Written By: Andre Whalen
Published By: iDigitaltimes.com
You may be familiar with the many downsides of bar trivia. The trivia itself can be too hard or too easy. One team usually dominates; fun if it’s your team, not so much if it’s not. Being on a small team up against the entire law firm of Bro, Boaster & Toodrunk can keep you on edge. The chicken wings might not be spicy enough. We spoke with Raph Koster, one of the design minds behind Star Wars Galaxies and the author of A Theory of Fun for Game Design, about his recent work reinventing bar trivia.
Koster has better ideas than college humor for fixing bar trivia
If you’ve ever been to a Buffalo Wild Wings or bar venue with tablet-enabled bar trivia, then you’ve played a Buzztime Entertainment game.

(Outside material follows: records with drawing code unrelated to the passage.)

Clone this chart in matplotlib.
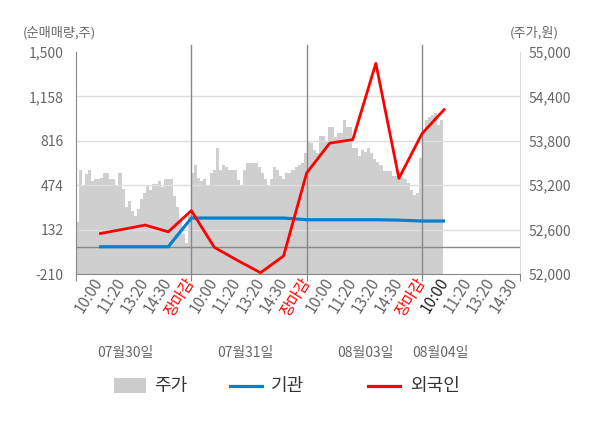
import numpy as np
import matplotlib
matplotlib.use("Agg")
import matplotlib.pyplot as plt
from matplotlib.patches import Rectangle
from matplotlib.lines import Line2D
import matplotlib.transforms as mtransforms

plt.rcParams['font.family'] = ['Noto Sans CJK KR', 'DejaVu Sans']

# ---------------- data ----------------
slot_labels = ["10:00", "11:20", "13:20", "14:30", "장마감",
               "10:00", "11:20", "13:20", "14:30", "장마감",
               "10:00", "11:20", "13:20", "14:30", "장마감",
               "10:00", "11:20", "13:20", "14:30"]
date_labels = ["07월30일", "07월31일", "08월03일", "08월04일"]

institution = [0, 0, 0, 0, 221, 221, 221, 221, 221, 208, 208, 208, 208, 205, 198, 198]
foreign = [100, 133, 167, 115, 278, -5, -105, -200, -71, 568, 798, 825, 1413, 527, 871, 1064]

price_day1 = [52700, 53400, 53200, 53350, 53400, 53260, 53290, 53290, 53300, 53370,
              53370, 53290, 53290, 53200, 53370, 53150, 52900, 52990, 52850, 52790,
              52880, 53020, 53090, 53200, 53130, 53220, 53220, 53260, 53170, 53290,
              53290, 53290, 53060, 52900, 52720, 52540, 52420, 52800]
price_day2 = [53360, 53470, 53300, 53250, 53290, 53200, 53370, 53400, 53700, 53400,
              53470, 53450, 53400, 53400, 53400, 53270, 53200, 53400, 53500, 53500,
              53500, 53500, 53450, 53370, 53290, 53200, 53290, 53450, 53400, 53320,
              53290, 53370, 53370, 53400, 53450, 53470, 53500, 53630]
price_day3 = [53800, 53765, 53670, 53630, 53870, 53870, 53780, 53980, 53980, 53850,
              53900, 53900, 54080, 53980, 53980, 53700, 53700, 53600, 53670, 53650,
              53700, 53630, 53560, 53520, 53470, 53390, 53390, 53390, 53330, 53320,
              53300, 53300, 53280, 53230, 53140, 53070, 53100, 53570]
price_day4 = [53940, 54080, 54120, 54150, 54170, 54010, 54080]

vol_ticks = [-210, 132, 474, 816, 1158, 1500]
price_ticks = [52000, 52600, 53200, 53800, 54400, 55000]

# ---------------- layout ----------------
W, H = 600, 428
SLOTS_PER_DAY = 5
SAMPLES_PER_DAY = 38
XMAX = 19.25

fig = plt.figure(figsize=(W / 100, H / 100), dpi=100)
ax = fig.add_axes([76 / W, 1 - 274 / H, 444 / W, 222 / H])
ax2 = ax.twinx()
ax.set_zorder(ax2.get_zorder() + 1)
ax.patch.set_visible(False)
ax2.set_facecolor('#f4f4f4')

# price area (right axis)
xs, ys = [], []
for d, vals in enumerate([price_day1, price_day2, price_day3, price_day4]):
    n = len(vals)
    xs.extend(d * SLOTS_PER_DAY + SLOTS_PER_DAY * np.arange(n) / SAMPLES_PER_DAY)
    ys.extend(vals)
xs.append(xs[-1] + SLOTS_PER_DAY / SAMPLES_PER_DAY)
ys.append(ys[-1])
ax2.fill_between(xs, ys, price_ticks[0], step='post', color='#cfcfcf', lw=0)
ax2.set_ylim(price_ticks[0], price_ticks[-1])
ax2.set_yticks(price_ticks, labels=[f"{v:,}" for v in price_ticks])
ax2.tick_params(axis='y', length=0, pad=6, labelcolor='#666666', labelsize=10)
for s in ['left', 'top', 'bottom']:
    ax2.spines[s].set_visible(False)
ax2.spines['right'].set_color('#dddddd')

# left axis
ax.set_xlim(0, XMAX)
ax.set_ylim(vol_ticks[0], vol_ticks[-1])
ax.set_yticks(vol_ticks, labels=[f"{v:,}" for v in vol_ticks])
ax.tick_params(axis='y', length=0, pad=9, labelcolor='#666666', labelsize=10)
for v in vol_ticks[1:-1]:
    ax.axhline(v, color='#dddddd', lw=1, zorder=1)
ax.axhline(0, color='#888888', lw=1, zorder=1.5)
for s in ['top', 'right']:
    ax.spines[s].set_visible(False)
ax.spines['left'].set_color('#888888')
ax.spines['bottom'].set_color('#888888')

# day separators
for b in [5, 10, 15]:
    ax.axvline(b, color='#888888', lw=1, ymax=1.03, clip_on=False, zorder=1.5)

ax.xaxis.remove_overlapping_locs = False
ax.set_xticks([0, 5, 10, 15, XMAX], labels=[''] * 5)
ax.tick_params(axis='x', which='major', length=5, color='#888888')
slots = np.arange(1, len(slot_labels) + 1)
ax.set_xticks(slots, labels=slot_labels, minor=True)
ax.tick_params(axis='x', which='minor', length=0, pad=4, labelsize=11)
for i, lab in enumerate(ax.get_xticklabels(minor=True)):
    lab.set_rotation(58)
    lab.set_rotation_mode('anchor')
    lab.set_ha('right')
    lab.set_va('center')
    if slot_labels[i] == "장마감":
        lab.set_color('#ff0000')
    elif i == 15:
        lab.set_color('#222222')
    else:
        lab.set_color('#666666')

# lines
line_x = np.arange(1, len(foreign) + 1)
ax.plot(line_x, institution, color='#0a80cc', lw=2.3, zorder=3, solid_capstyle='butt')
ax.plot(line_x, foreign, color='#ff0000', lw=2.0, zorder=4, solid_capstyle='butt')

# date labels
date_pos = [2.12, 7.33, 12.53, 15.78]
trans = mtransforms.blended_transform_factory(ax.transData, fig.transFigure)
for p, t in zip(date_pos, date_labels):
    ax.text(p, 1 - 353 / H, t, transform=trans, ha='center', va='center',
            color='#666666', fontsize=10)

# axis titles
fig.text(23 / W, 1 - 33 / H, '(순매매량,주)', ha='left', va='center', color='#666666', fontsize=9.5)
fig.text(510 / W, 1 - 33 / H, '(주가,원)', ha='left', va='center', color='#666666', fontsize=9.5)

# legend (manual)
ly = 1 - 386 / H
fig.add_artist(Rectangle((114 / W, 1 - 393 / H), 32 / W, 15 / H,
                         transform=fig.transFigure, color='#cccccc', lw=0))
fig.text(154 / W, ly, '주가', ha='left', va='center', color='#333333', fontsize=13)
fig.add_artist(Line2D([230 / W, 262 / W], [ly, ly], transform=fig.transFigure,
                      color='#0a80cc', lw=2.3))
fig.text(271 / W, ly, '기관', ha='left', va='center', color='#333333', fontsize=13)
fig.add_artist(Line2D([368 / W, 400 / W], [ly, ly], transform=fig.transFigure,
                      color='#ff0000', lw=2.3))
fig.text(410 / W, ly, '외국인', ha='left', va='center', color='#333333', fontsize=13)

fig.savefig('out.png', dpi=100)
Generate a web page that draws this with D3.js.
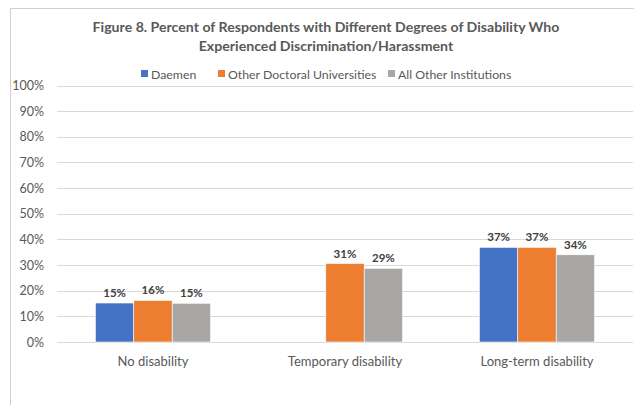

Bar trivia is meant to be unobtrusive, more social enhancer than central event. But the balance and careful design Koster put into Buzztime’s Jackpot Trivia expose the universal principles in game design that unite the immersive MMORPG and the as yet un-acronymed “slapping buttons to prove your smart without distracting too much from the riotous social pleasures of beer.” For Koster, the problems that arise in bar trivia interactions are similar to our interactions with virtual worlds.
“Whether or not a game happens around a tabletop or on the court or field of a sport or entirely inside a computer, the overall patterns are the same,” Koster told iDigitalTimes. “I don’t think it makes a real difference whether you’re in the ‘real world’ or not. What all games have in common is that they create a little bubble separate from the world. It’s perfectly fine for two people to beat each other up… inside the bubble of the game.”
What is fun (Other than drinking)?
Of course, it begins with fun. But the nature of fun itself is far from obvious.
For Koster “fun comes from mastering problems.” But while we typically think of mastering problems as work, Koster believes it’s integral to satisfying recreation.
“We spend most of our time operating on reflexes that we’ve built up, that we don’t think about,” he said. “You need to build up a pretty large library of that kind of thing in order to function. Play is the way you do it. Fun is the brain’s reward for building up these schemas.”
Part of this satisfaction comes from making decisions. This has a number of design implications, with Koster offering up this example from Jackpot Trivia: “When you decided to allocate your chips across your guess in Jackpot Trivia you’ve got 4 possible answers. But we intentionally gave you an odd number of chips. So you can’t split them evenly. To split them evenly allows you not to make a decision.”
But how do you balance social play with hyper-competitive teams of regulars there to flex trivia muscles? Koster came up with solutions rooted in rigorous design.
Balancing Bar Trivia
First, there’s voting for categories, which can “level the playing field against expert geographers or historians.” Koster offered up the example of a kid voting for “Pokémon or Disney trivia,” empowering players with decisions that can steer play.
The other main component is a kind of “alternate game,” where teams can wager on answers, allowing players to invest in confident solutions and hedge against trivia they’re not so certain about.
Sure, it’s just bar trivia, but the empirical rigor that goes into it is astonishing. Koster knew they had struck the proper balance “when we were able to run thousands of Monte Carlo simulations with simulated players of various levels of expertise, and get out consistent results: a true know-it-all generally still wins, but good strategy play can outweigh knowledge to some degree, and all races tend to be tight.”
Bringing the design principles of MMORPGs and other virtual communities can enrich seemingly simple social interactions as bar trivia. “A huge value of games has been about connecting people,” Koster said. Game rules can smooth that process. And just like in the current minimalist obsession with “disappearing design,” creating a better bar trivia can begin “fulfilling the actual promise of what games can be.”